---------- Provided material ----------

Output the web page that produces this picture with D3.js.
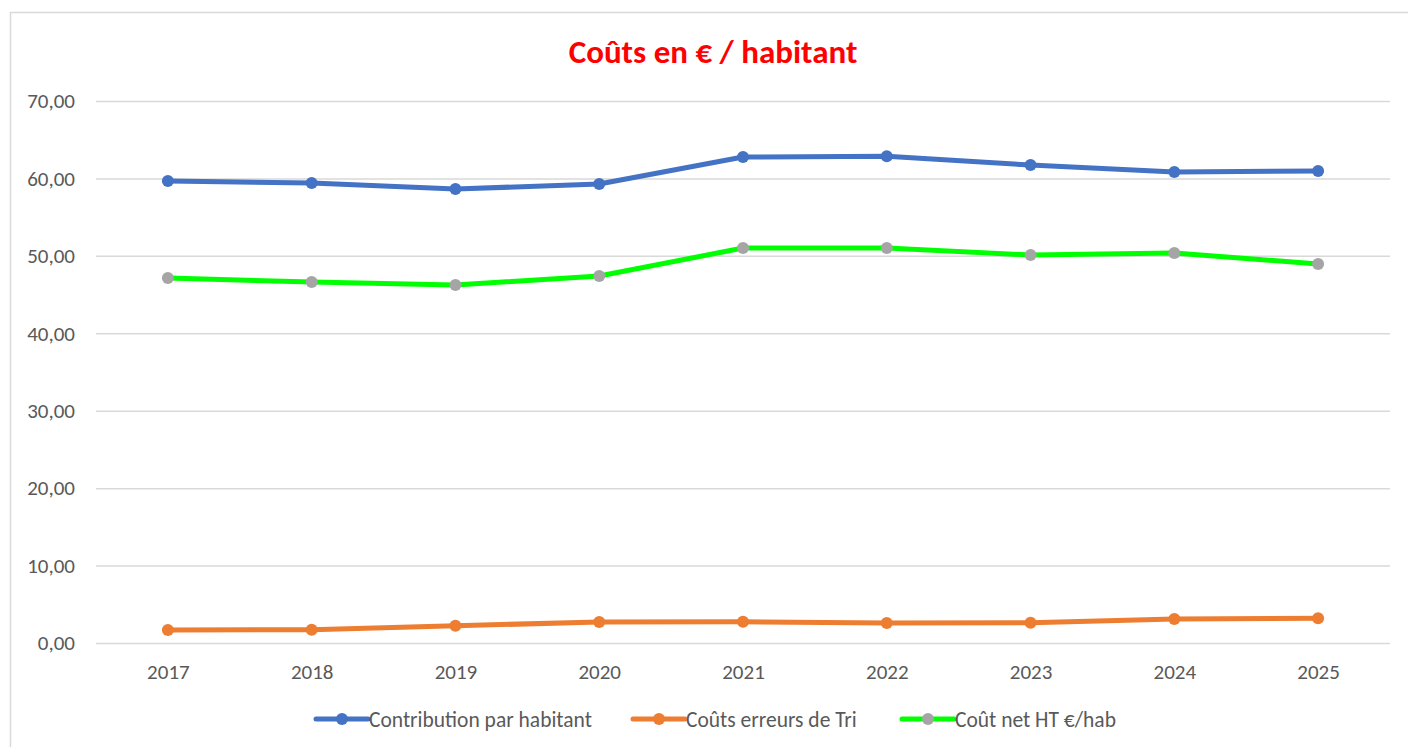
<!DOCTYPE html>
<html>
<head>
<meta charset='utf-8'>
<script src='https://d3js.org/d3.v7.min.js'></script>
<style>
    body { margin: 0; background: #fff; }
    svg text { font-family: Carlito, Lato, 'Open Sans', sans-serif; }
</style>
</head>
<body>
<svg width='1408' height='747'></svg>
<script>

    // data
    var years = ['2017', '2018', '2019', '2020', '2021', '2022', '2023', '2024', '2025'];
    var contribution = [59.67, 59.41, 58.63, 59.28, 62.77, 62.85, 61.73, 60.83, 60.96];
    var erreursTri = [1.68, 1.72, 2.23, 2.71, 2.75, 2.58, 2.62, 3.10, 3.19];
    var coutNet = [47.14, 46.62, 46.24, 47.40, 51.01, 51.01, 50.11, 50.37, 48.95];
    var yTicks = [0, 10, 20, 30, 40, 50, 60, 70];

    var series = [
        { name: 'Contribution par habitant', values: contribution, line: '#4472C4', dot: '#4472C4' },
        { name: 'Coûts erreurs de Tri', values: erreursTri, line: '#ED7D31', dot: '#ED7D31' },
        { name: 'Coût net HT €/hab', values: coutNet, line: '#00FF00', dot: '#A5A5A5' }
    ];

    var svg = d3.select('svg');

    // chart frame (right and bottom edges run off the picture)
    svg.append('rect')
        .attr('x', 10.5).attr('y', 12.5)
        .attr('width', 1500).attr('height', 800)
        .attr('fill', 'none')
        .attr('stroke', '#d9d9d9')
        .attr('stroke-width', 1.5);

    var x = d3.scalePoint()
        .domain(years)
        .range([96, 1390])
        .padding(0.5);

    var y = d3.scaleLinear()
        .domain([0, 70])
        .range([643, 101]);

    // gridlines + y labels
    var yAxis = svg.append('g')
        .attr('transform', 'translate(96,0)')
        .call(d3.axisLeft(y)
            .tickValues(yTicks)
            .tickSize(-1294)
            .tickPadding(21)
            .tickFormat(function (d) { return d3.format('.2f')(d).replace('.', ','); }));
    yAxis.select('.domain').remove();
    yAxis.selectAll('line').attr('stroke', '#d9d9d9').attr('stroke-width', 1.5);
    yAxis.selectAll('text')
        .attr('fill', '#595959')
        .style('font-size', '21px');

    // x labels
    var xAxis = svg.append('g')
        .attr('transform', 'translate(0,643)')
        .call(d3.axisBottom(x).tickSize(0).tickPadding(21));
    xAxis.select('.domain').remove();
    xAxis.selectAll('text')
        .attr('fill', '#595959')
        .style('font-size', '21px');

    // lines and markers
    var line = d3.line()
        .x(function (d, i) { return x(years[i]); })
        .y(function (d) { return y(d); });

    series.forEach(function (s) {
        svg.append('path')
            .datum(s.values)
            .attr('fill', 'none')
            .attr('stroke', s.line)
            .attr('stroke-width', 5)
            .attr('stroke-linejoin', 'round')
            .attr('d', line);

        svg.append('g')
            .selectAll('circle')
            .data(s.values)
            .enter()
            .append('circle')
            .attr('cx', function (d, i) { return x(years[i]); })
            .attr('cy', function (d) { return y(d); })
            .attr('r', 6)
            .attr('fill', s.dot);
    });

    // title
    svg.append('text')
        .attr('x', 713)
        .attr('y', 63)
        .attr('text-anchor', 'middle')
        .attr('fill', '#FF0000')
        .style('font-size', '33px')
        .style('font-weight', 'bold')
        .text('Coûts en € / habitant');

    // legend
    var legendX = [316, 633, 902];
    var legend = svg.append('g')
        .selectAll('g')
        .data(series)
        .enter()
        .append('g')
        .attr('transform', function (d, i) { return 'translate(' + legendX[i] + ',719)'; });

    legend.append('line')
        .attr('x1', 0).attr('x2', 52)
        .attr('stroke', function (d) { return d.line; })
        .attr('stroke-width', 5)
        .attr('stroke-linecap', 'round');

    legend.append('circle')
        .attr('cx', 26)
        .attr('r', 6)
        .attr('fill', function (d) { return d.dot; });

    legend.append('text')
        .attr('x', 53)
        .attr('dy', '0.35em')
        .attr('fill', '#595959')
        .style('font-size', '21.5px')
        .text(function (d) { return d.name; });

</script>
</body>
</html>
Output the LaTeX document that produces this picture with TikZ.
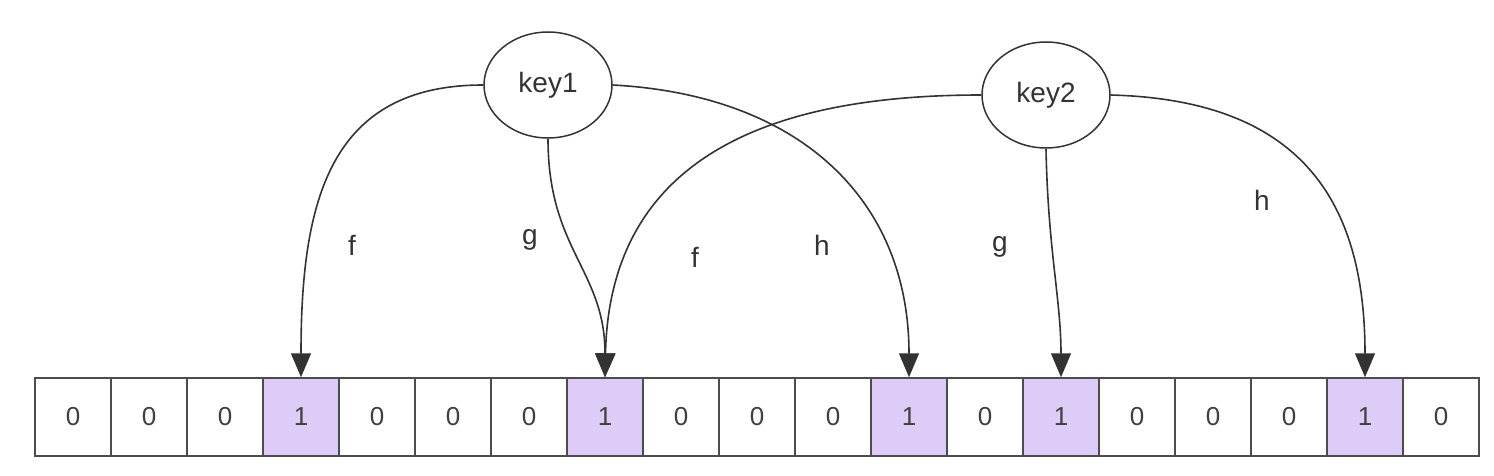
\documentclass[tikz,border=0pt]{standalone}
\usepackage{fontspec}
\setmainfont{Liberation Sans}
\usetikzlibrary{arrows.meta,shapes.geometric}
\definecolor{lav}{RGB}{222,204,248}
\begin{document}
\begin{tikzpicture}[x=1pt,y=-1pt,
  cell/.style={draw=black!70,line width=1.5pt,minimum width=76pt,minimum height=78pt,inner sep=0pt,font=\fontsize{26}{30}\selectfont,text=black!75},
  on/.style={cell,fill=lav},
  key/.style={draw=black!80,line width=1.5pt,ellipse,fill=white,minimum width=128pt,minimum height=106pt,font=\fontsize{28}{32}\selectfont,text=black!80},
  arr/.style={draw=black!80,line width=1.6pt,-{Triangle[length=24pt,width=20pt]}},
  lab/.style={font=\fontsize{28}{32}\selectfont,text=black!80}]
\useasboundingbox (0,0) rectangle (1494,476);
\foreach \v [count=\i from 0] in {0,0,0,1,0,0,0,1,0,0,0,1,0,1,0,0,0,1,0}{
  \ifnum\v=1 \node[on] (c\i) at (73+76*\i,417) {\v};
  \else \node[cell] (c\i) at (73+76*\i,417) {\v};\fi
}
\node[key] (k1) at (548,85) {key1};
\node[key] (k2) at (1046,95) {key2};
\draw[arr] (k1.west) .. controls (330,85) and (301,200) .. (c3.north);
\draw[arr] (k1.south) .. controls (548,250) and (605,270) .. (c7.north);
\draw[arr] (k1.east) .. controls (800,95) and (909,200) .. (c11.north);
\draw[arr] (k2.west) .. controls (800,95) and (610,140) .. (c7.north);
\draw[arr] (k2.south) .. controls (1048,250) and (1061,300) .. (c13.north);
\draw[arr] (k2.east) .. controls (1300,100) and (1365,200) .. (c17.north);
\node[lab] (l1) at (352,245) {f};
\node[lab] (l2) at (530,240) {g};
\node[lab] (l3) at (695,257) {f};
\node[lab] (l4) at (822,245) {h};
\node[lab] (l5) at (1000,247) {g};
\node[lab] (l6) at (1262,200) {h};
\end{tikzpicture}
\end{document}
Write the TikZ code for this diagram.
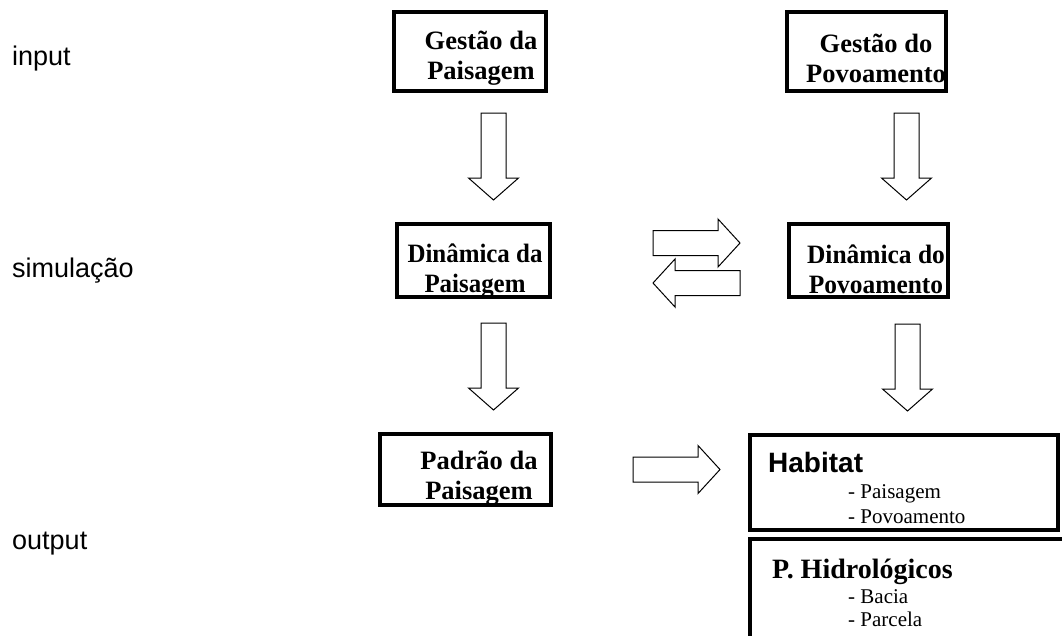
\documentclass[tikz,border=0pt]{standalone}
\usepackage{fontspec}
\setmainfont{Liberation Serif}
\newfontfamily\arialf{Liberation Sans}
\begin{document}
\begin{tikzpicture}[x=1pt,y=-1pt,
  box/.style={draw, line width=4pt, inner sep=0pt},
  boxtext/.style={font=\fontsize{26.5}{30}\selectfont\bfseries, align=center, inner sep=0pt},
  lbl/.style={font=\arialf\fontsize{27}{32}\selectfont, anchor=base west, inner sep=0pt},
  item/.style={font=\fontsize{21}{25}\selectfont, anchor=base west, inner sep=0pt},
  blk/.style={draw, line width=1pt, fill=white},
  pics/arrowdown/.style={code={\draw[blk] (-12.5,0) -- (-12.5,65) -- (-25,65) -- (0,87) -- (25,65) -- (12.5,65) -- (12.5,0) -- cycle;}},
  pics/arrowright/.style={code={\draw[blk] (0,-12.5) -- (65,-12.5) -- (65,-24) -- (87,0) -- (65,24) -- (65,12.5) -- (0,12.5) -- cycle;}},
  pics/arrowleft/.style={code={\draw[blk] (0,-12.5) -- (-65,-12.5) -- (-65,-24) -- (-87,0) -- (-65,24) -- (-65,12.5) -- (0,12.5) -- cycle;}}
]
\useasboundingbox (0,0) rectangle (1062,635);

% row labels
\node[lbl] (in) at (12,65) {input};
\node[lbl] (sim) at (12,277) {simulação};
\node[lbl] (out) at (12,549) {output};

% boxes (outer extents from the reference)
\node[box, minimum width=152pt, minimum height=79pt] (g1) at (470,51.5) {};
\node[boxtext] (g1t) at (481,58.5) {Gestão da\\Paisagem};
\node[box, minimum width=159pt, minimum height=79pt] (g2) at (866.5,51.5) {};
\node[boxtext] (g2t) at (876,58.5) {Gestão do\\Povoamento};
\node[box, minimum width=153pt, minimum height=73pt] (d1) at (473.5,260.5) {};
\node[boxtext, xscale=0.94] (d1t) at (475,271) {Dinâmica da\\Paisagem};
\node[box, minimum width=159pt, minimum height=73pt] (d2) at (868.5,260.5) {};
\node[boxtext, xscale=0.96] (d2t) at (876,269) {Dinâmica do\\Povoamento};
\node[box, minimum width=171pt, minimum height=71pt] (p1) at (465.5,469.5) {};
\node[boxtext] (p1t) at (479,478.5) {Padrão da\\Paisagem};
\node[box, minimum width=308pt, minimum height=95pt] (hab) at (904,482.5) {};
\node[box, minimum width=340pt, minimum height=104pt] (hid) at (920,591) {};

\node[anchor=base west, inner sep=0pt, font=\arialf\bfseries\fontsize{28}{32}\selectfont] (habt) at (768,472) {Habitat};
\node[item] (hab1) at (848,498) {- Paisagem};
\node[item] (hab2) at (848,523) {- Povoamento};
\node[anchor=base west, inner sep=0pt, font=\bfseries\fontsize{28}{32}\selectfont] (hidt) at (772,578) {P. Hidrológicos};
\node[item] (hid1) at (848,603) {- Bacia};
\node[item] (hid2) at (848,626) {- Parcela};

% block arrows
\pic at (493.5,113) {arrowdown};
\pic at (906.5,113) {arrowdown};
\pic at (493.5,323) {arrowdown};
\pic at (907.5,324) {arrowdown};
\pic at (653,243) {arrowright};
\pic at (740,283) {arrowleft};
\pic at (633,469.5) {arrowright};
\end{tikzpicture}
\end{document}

----------

Request: Copy out every line from the records that has the word "with".

Complete answer:
Output the web page that produces this picture with D3.js.
Output the LaTeX document that produces this picture with TikZ.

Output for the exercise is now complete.